The Independent Petroleum Marketers Association of Nigeria (IPMAN) has issued a stern warning of a potential nationwide strike. The threat arises from what IPMAN describes as inflated fuel prices charged by the Nigerian National Petroleum Company Limited (NNPC) to independent marketers. The Association claims that the petrol cost from the Dangote Petroleum Refinery to NNPC stands at about N898 per litre, while NNPC sells the product to independent marketers at N1,010 per litre in Lagos.

Chinedu Ukadike, the National Publicity Secretary of IPMAN, stated, “The association may be forced to take action if the issue is not resolved immediately.” Ukadike stressed the discrepancy between the cost at which NNPC purchases the fuel and the selling price to independent marketers.

IPMAN controls over 70 percent of Nigeria’s filling stations and has protested against the pricing disparity, threatening to halt operations.
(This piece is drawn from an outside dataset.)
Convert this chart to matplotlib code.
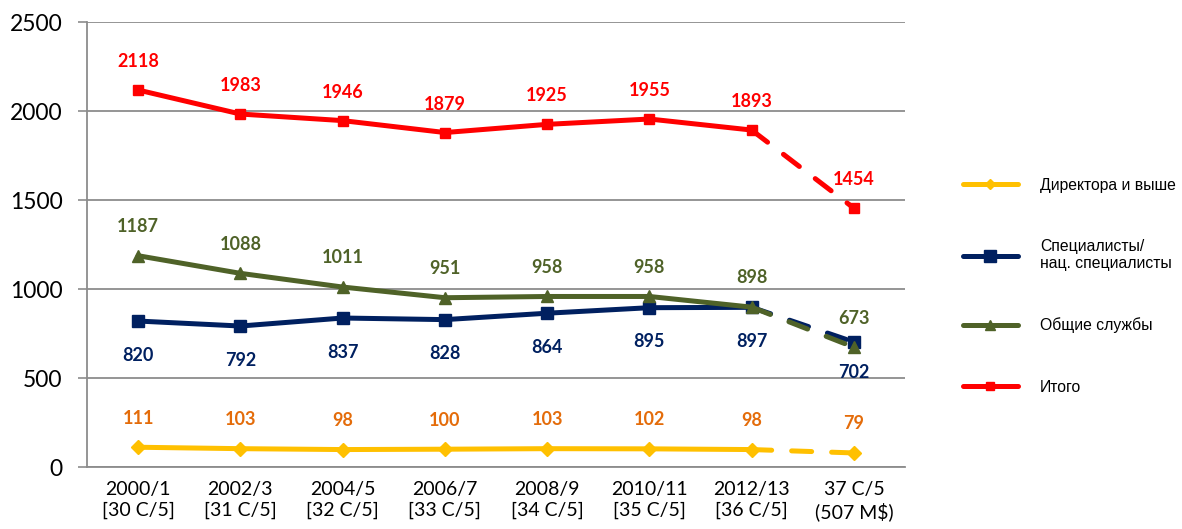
import matplotlib.pyplot as plt
from matplotlib.lines import Line2D

periods = [
    "2000/1\n[30 C/5]",
    "2002/3\n[31 C/5]",
    "2004/5\n[32 C/5]",
    "2006/7\n[33 C/5]",
    "2008/9\n[34 C/5]",
    "2010/11\n[35 C/5]",
    "2012/13\n[36 C/5]",
    "37 C/5\n(507 M\\$)",
]
directors = [111, 103, 98, 100, 103, 102, 98, 79]
specialists = [820, 792, 837, 828, 864, 895, 897, 702]
general = [1187, 1088, 1011, 951, 958, 958, 898, 673]
total = [2118, 1983, 1946, 1879, 1925, 1955, 1893, 1454]

series_names = [
    "Директора и выше",
    "Специалисты/\nнац. специалисты",
    "Общие службы",
    "Итого",
]

GRID = "#8c8c8c"


def draw_series(ax, values, color, marker, msize, label_color, offset, z):
    x = list(range(len(values)))
    ax.plot(x[:-1], values[:-1], color=color, lw=3.6, marker=marker,
            ms=msize, solid_capstyle="round", zorder=z)
    ax.plot(x[-2:], values[-2:], color=color, lw=3.6, ls=(0, (4, 4)),
            dash_capstyle="round", zorder=z)
    ax.plot(x[-1:], values[-1:], color=color, lw=0, marker=marker,
            ms=msize, zorder=z + 0.5)
    for i, v in enumerate(values):
        dy = offset[i] if isinstance(offset, list) else offset
        ax.annotate(str(v), xy=(i, v), xytext=(0, dy), textcoords="offset points",
                    ha="center", va="center", color=label_color,
                    fontsize=13, fontweight="bold", family="Lato")


fig = plt.figure(figsize=(11.82, 5.29), dpi=100)
ax = fig.add_axes([0.0736, 0.1172, 0.6921, 0.8412])

draw_series(ax, directors, "#FFC000", "D", 7, "#E46C0A", 21, 3)
draw_series(ax, specialists, "#002060", "s", 8, "#002060",
            [-24.5] * 7 + [-22], 4)
draw_series(ax, general, "#4F6228", "^", 9, "#4F6228", 21, 5)
draw_series(ax, total, "#FF0000", "s", 7, "#FF0000", 20.5, 6)

ax.set_xlim(-0.5, 7.5)
ax.set_ylim(0, 2500)
ax.set_yticks(range(0, 2501, 500))
ax.set_xticks(range(len(periods)))
ax.set_xticklabels(periods, family="Lato", fontsize=14, linespacing=1.25)
for lab in ax.get_yticklabels():
    lab.set_family("Lato")
    lab.set_fontsize(16.5)
ax.tick_params(axis="x", length=0, pad=10)
ax.tick_params(axis="y", length=6.5, width=1.2, color=GRID, pad=11)
ax.grid(axis="y", color=GRID, lw=1.3)
ax.set_axisbelow(True)
for side in ["top", "right"]:
    ax.spines[side].set_visible(False)
for side in ["left", "bottom"]:
    ax.spines[side].set_color(GRID)
    ax.spines[side].set_linewidth(1.3)

handles = [
    Line2D([], [], color="#FFC000", lw=3.6, marker="D", ms=5, solid_capstyle="round"),
    Line2D([], [], color="#002060", lw=3.6, marker="s", ms=8, solid_capstyle="round"),
    Line2D([], [], color="#4F6228", lw=3.6, marker="^", ms=7, solid_capstyle="round"),
    Line2D([], [], color="#FF0000", lw=3.6, marker="s", ms=6, solid_capstyle="round"),
]
fig.legend(handles, series_names, loc="center left",
           bbox_to_anchor=(0.8147, 0.459), frameon=False,
           prop={"family": "Liberation Sans", "size": 11.3},
           handlelength=3.5, handletextpad=1.4, labelspacing=2.95,
           borderpad=0, borderaxespad=0)

fig.savefig("out.png", dpi=100)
This could exacerbate fuel scarcity and lead to longer queues at petrol stations across the nation.

In contrast, members of the Major Energies Marketers Association of Nigeria (MEMAN) continue to receive subsidized petrol from Dangote Refinery under a prior agreement with NNPC. Clement Isong, Executive Secretary of MEMAN, explained, “We have storage facilities, which gives us an advantage over other marketers. Thus, we do not face the same challenges with NNPC.”

The situation has been complicated by NNPC’s recent termination of its exclusive purchase agreement with Dangote Refinery. Despite this, major marketers continue to load products under a previous pricing structure, mitigating immediate effects of the pricing dispute.

Abubakar Maigandi, IPMAN’s national president, has termed the pricing scheme as “unjust,” highlighting that marketers’ funds with the NNPC amount to N15 billion. He noted, “We owe NNPC due to unresolved issues; they owe us for the fuel subsidy.”

Rising petrol prices have sparked public outrage, with the Nigeria Labour Congress and the Organised Private Sector calling for a rollback of the recent price increases. The price surge is linked to the full deregulatory measures that have pushed prices to more than 430 percent in 17 months.

Experts like Dr. Onuche Unekwu emphasized the adverse economic impacts. “The rising costs will lead to increased unemployment and remain a significant burden on households,” he commented. Likewise, Victor Agi from the Centre for Fiscal Transparency remarked on inflationary repercussions, highlighting transport costs as a driving factor for rising commodity prices.

The NNPC and Dangote refinery are yet to address IPMAN’s grievances directly. Without these engagements, IPMAN plans to continue negotiating directly with Dangote for fuel procurement.